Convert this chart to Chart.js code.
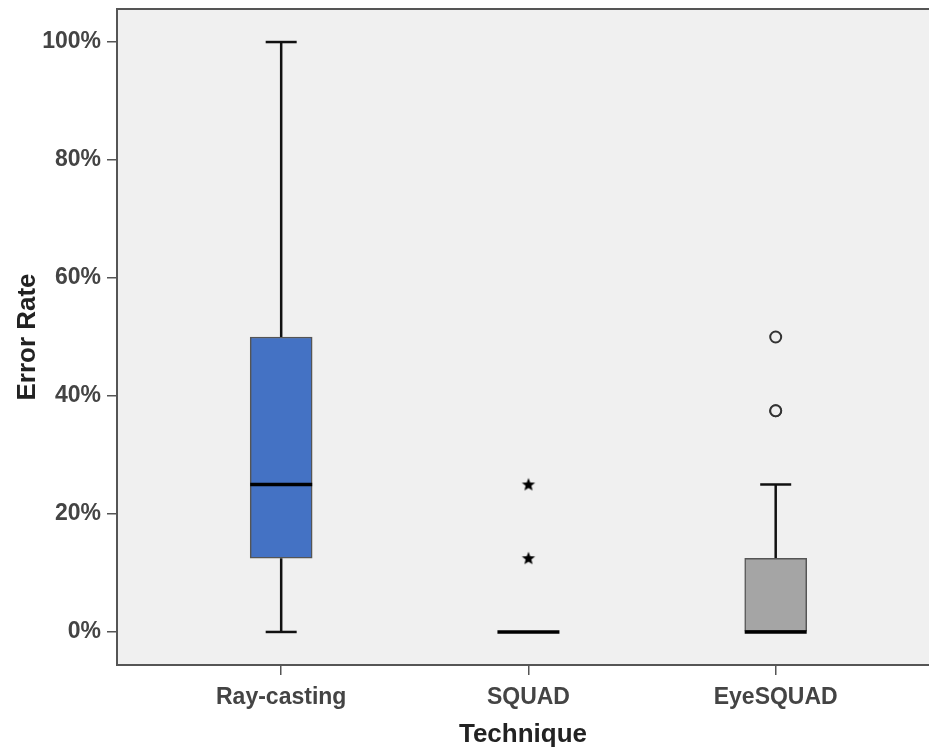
<!DOCTYPE html>
<html>
<head>
<meta charset="utf-8">
<script src="https://cdn.jsdelivr.net/npm/chart.js@4"></script>
<style>
    html, body { margin: 0; padding: 0; background: #ffffff; }
    canvas { display: block; }
</style>
</head>
<body>
<canvas id="errorChart" width="929" height="751"></canvas>
<script>
// box plot data (percent)
const categories = ['Ray-casting', 'SQUAD', 'EyeSQUAD'];
const whiskerLow = [0, 0, 0];
const q1 = [12.5, 0, 0];
const medians = [25, 0, 0];
const q3 = [50, 0, 12.5];
const whiskerHigh = [100, 0, 25];
const boxColors = ['#4472c4', '#a5a5a5', '#a5a5a5'];
const extremes = [[], [12.5, 25], []];      // stars
const outliers = [[], [], [37.5, 37.5, 50]]; // circles
const yTicks = [0, 20, 40, 60, 80, 100];

function makeStar() {
    const c = document.createElement('canvas');
    c.width = 16;
    c.height = 16;
    const ctx = c.getContext('2d');
    ctx.beginPath();
    for (let k = 0; k < 10; k++) {
        const r = k % 2 === 0 ? 7 : 3;
        const a = -Math.PI / 2 + k * Math.PI / 5;
        const px = 8 + r * Math.cos(a);
        const py = 8.4 + r * Math.sin(a);
        if (k === 0) ctx.moveTo(px, py); else ctx.lineTo(px, py);
    }
    ctx.closePath();
    ctx.fillStyle = '#000';
    ctx.fill();
    return c;
}

const whiskerPts = [];
const capPts = [];
categories.forEach((c, i) => {
    if (whiskerLow[i] < q1[i]) {
        whiskerPts.push({x: i, y: whiskerLow[i]}, {x: i, y: q1[i]}, {x: i, y: null});
        capPts.push({x: i, y: whiskerLow[i]});
    }
    if (whiskerHigh[i] > q3[i]) {
        whiskerPts.push({x: i, y: q3[i]}, {x: i, y: whiskerHigh[i]}, {x: i, y: null});
        capPts.push({x: i, y: whiskerHigh[i]});
    }
});

const starPts = [];
extremes.forEach((arr, i) => arr.forEach(v => starPts.push({x: i, y: v})));
const circlePts = [];
outliers.forEach((arr, i) => arr.forEach(v => circlePts.push({x: i, y: v})));

const plotFrame = {
    id: 'plotFrame',
    beforeDraw(chart) {
        const {ctx, chartArea} = chart;
        ctx.save();
        ctx.fillStyle = '#f0f0f0';
        ctx.fillRect(chartArea.left, chartArea.top, chartArea.right - chartArea.left, chartArea.bottom - chartArea.top);
        ctx.restore();
    },
    afterDraw(chart) {
        const {ctx, chartArea} = chart;
        ctx.save();
        ctx.strokeStyle = '#555';
        ctx.lineWidth = 2;
        ctx.beginPath();
        ctx.moveTo(chartArea.left, chartArea.top);
        ctx.lineTo(chartArea.right, chartArea.top);
        ctx.stroke();
        ctx.restore();
    }
};

const tickFont = {family: '"Liberation Sans", Arial, sans-serif', size: 23, weight: 'bold'};
const titleFont = {family: '"Liberation Sans", Arial, sans-serif', size: 26, weight: 'bold'};

new Chart(document.getElementById('errorChart'), {
    type: 'bar',
    data: {
        datasets: [
            {
                type: 'line',
                data: whiskerPts,
                borderColor: '#111',
                borderWidth: 2.5,
                pointRadius: 0,
                spanGaps: false,
                order: 3
            },
            {
                type: 'bar',
                data: categories.map((c, i) => ({x: i, y: [q1[i], q3[i]]})),
                backgroundColor: boxColors,
                borderColor: '#555',
                borderWidth: 1.5,
                borderSkipped: false,
                barThickness: 62,
                order: 2
            },
            {
                type: 'scatter',
                data: capPts,
                pointStyle: 'line',
                pointRadius: 15.5,
                borderColor: '#111',
                borderWidth: 2.5,
                order: 1
            },
            {
                type: 'scatter',
                data: categories.map((c, i) => ({x: i, y: medians[i]})),
                pointStyle: 'line',
                pointRadius: 31,
                borderColor: '#000',
                borderWidth: 3.5,
                order: 0
            },
            {
                type: 'scatter',
                data: circlePts,
                pointStyle: 'circle',
                pointRadius: 5.5,
                borderColor: '#333',
                backgroundColor: '#f0f0f0',
                borderWidth: 2,
                order: 0
            },
            {
                type: 'scatter',
                data: starPts,
                pointStyle: makeStar(),
                order: 0
            }
        ]
    },
    options: {
        responsive: false,
        animation: false,
        events: [],
        layout: {autoPadding: false, padding: {top: 9, left: 0, right: 0, bottom: 0}},
        plugins: {
            legend: {display: false},
            tooltip: {enabled: false}
        },
        scales: {
            x: {
                type: 'linear',
                offset: false,
                min: -0.664,
                max: 2.62,
                afterBuildTicks: s => { s.ticks = categories.map((c, i) => ({value: i})); },
                afterFit: s => { s.height = 86; s.paddingLeft = 0; s.paddingRight = 0; },
                ticks: {
                    callback: v => categories[v],
                    font: tickFont,
                    color: '#444',
                    padding: 9,
                    maxRotation: 0,
                    autoSkip: false
                },
                grid: {offset: false, drawOnChartArea: false, drawTicks: true, tickLength: 10, color: '#555', lineWidth: 1.5},
                border: {color: '#555', width: 2},
                title: {display: true, text: 'Technique', font: titleFont, color: '#222', padding: {top: 0, bottom: 1}}
            },
            y: {
                min: -5.6,
                max: 105.6,
                afterBuildTicks: s => { s.ticks = yTicks.map(v => ({value: v})); },
                afterFit: s => { s.width = 117; s.paddingTop = 0; s.paddingBottom = 0; },
                ticks: {
                    callback: v => v + '%',
                    font: tickFont,
                    color: '#444',
                    padding: 6
                },
                grid: {drawOnChartArea: false, drawTicks: true, tickLength: 10, color: '#555', lineWidth: 1.5},
                border: {color: '#555', width: 2},
                title: {display: true, text: 'Error Rate', font: titleFont, color: '#222', padding: {top: 12, bottom: 0}}
            }
        }
    },
    plugins: [plotFrame]
});
</script>
</body>
</html>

☆ ☆ ☆

- [TASK PROMPT] Every line above should be returned exactly; the pictures stay out.

- [COMPLETE OUTPUT]
Convert this chart to Chart.js code.
<!DOCTYPE html>
<html>
<head>
<meta charset="utf-8">
<script src="https://cdn.jsdelivr.net/npm/chart.js@4"></script>
<style>
    html, body { margin: 0; padding: 0; background: #ffffff; }
    canvas { display: block; }
</style>
</head>
<body>
<canvas id="errorChart" width="929" height="751"></canvas>
<script>
// box plot data (percent)
const categories = ['Ray-casting', 'SQUAD', 'EyeSQUAD'];
const whiskerLow = [0, 0, 0];
const q1 = [12.5, 0, 0];
const medians = [25, 0, 0];
const q3 = [50, 0, 12.5];
const whiskerHigh = [100, 0, 25];
const boxColors = ['#4472c4', '#a5a5a5', '#a5a5a5'];
const extremes = [[], [12.5, 25], []];      // stars
const outliers = [[], [], [37.5, 37.5, 50]]; // circles
const yTicks = [0, 20, 40, 60, 80, 100];

function makeStar() {
    const c = document.createElement('canvas');
    c.width = 16;
    c.height = 16;
    const ctx = c.getContext('2d');
    ctx.beginPath();
    for (let k = 0; k < 10; k++) {
        const r = k % 2 === 0 ? 7 : 3;
        const a = -Math.PI / 2 + k * Math.PI / 5;
        const px = 8 + r * Math.cos(a);
        const py = 8.4 + r * Math.sin(a);
        if (k === 0) ctx.moveTo(px, py); else ctx.lineTo(px, py);
    }
    ctx.closePath();
    ctx.fillStyle = '#000';
    ctx.fill();
    return c;
}

const whiskerPts = [];
const capPts = [];
categories.forEach((c, i) => {
    if (whiskerLow[i] < q1[i]) {
        whiskerPts.push({x: i, y: whiskerLow[i]}, {x: i, y: q1[i]}, {x: i, y: null});
        capPts.push({x: i, y: whiskerLow[i]});
    }
    if (whiskerHigh[i] > q3[i]) {
        whiskerPts.push({x: i, y: q3[i]}, {x: i, y: whiskerHigh[i]}, {x: i, y: null});
        capPts.push({x: i, y: whiskerHigh[i]});
    }
});

const starPts = [];
extremes.forEach((arr, i) => arr.forEach(v => starPts.push({x: i, y: v})));
const circlePts = [];
outliers.forEach((arr, i) => arr.forEach(v => circlePts.push({x: i, y: v})));

const plotFrame = {
    id: 'plotFrame',
    beforeDraw(chart) {
        const {ctx, chartArea} = chart;
        ctx.save();
        ctx.fillStyle = '#f0f0f0';
        ctx.fillRect(chartArea.left, chartArea.top, chartArea.right - chartArea.left, chartArea.bottom - chartArea.top);
        ctx.restore();
    },
    afterDraw(chart) {
        const {ctx, chartArea} = chart;
        ctx.save();
        ctx.strokeStyle = '#555';
        ctx.lineWidth = 2;
        ctx.beginPath();
        ctx.moveTo(chartArea.left, chartArea.top);
        ctx.lineTo(chartArea.right, chartArea.top);
        ctx.stroke();
        ctx.restore();
    }
};

const tickFont = {family: '"Liberation Sans", Arial, sans-serif', size: 23, weight: 'bold'};
const titleFont = {family: '"Liberation Sans", Arial, sans-serif', size: 26, weight: 'bold'};

new Chart(document.getElementById('errorChart'), {
    type: 'bar',
    data: {
        datasets: [
            {
                type: 'line',
                data: whiskerPts,
                borderColor: '#111',
                borderWidth: 2.5,
                pointRadius: 0,
                spanGaps: false,
                order: 3
            },
            {
                type: 'bar',
                data: categories.map((c, i) => ({x: i, y: [q1[i], q3[i]]})),
                backgroundColor: boxColors,
                borderColor: '#555',
                borderWidth: 1.5,
                borderSkipped: false,
                barThickness: 62,
                order: 2
            },
            {
                type: 'scatter',
                data: capPts,
                pointStyle: 'line',
                pointRadius: 15.5,
                borderColor: '#111',
                borderWidth: 2.5,
                order: 1
            },
            {
                type: 'scatter',
                data: categories.map((c, i) => ({x: i, y: medians[i]})),
                pointStyle: 'line',
                pointRadius: 31,
                borderColor: '#000',
                borderWidth: 3.5,
                order: 0
            },
            {
                type: 'scatter',
                data: circlePts,
                pointStyle: 'circle',
                pointRadius: 5.5,
                borderColor: '#333',
                backgroundColor: '#f0f0f0',
                borderWidth: 2,
                order: 0
            },
            {
                type: 'scatter',
                data: starPts,
                pointStyle: makeStar(),
                order: 0
            }
        ]
    },
    options: {
        responsive: false,
        animation: false,
        events: [],
        layout: {autoPadding: false, padding: {top: 9, left: 0, right: 0, bottom: 0}},
        plugins: {
            legend: {display: false},
            tooltip: {enabled: false}
        },
        scales: {
            x: {
                type: 'linear',
                offset: false,
                min: -0.664,
                max: 2.62,
                afterBuildTicks: s => { s.ticks = categories.map((c, i) => ({value: i})); },
                afterFit: s => { s.height = 86; s.paddingLeft = 0; s.paddingRight = 0; },
                ticks: {
                    callback: v => categories[v],
                    font: tickFont,
                    color: '#444',
                    padding: 9,
                    maxRotation: 0,
                    autoSkip: false
                },
                grid: {offset: false, drawOnChartArea: false, drawTicks: true, tickLength: 10, color: '#555', lineWidth: 1.5},
                border: {color: '#555', width: 2},
                title: {display: true, text: 'Technique', font: titleFont, color: '#222', padding: {top: 0, bottom: 1}}
            },
            y: {
                min: -5.6,
                max: 105.6,
                afterBuildTicks: s => { s.ticks = yTicks.map(v => ({value: v})); },
                afterFit: s => { s.width = 117; s.paddingTop = 0; s.paddingBottom = 0; },
                ticks: {
                    callback: v => v + '%',
                    font: tickFont,
                    color: '#444',
                    padding: 6
                },
                grid: {drawOnChartArea: false, drawTicks: true, tickLength: 10, color: '#555', lineWidth: 1.5},
                border: {color: '#555', width: 2},
                title: {display: true, text: 'Error Rate', font: titleFont, color: '#222', padding: {top: 12, bottom: 0}}
            }
        }
    },
    plugins: [plotFrame]
});
</script>
</body>
</html>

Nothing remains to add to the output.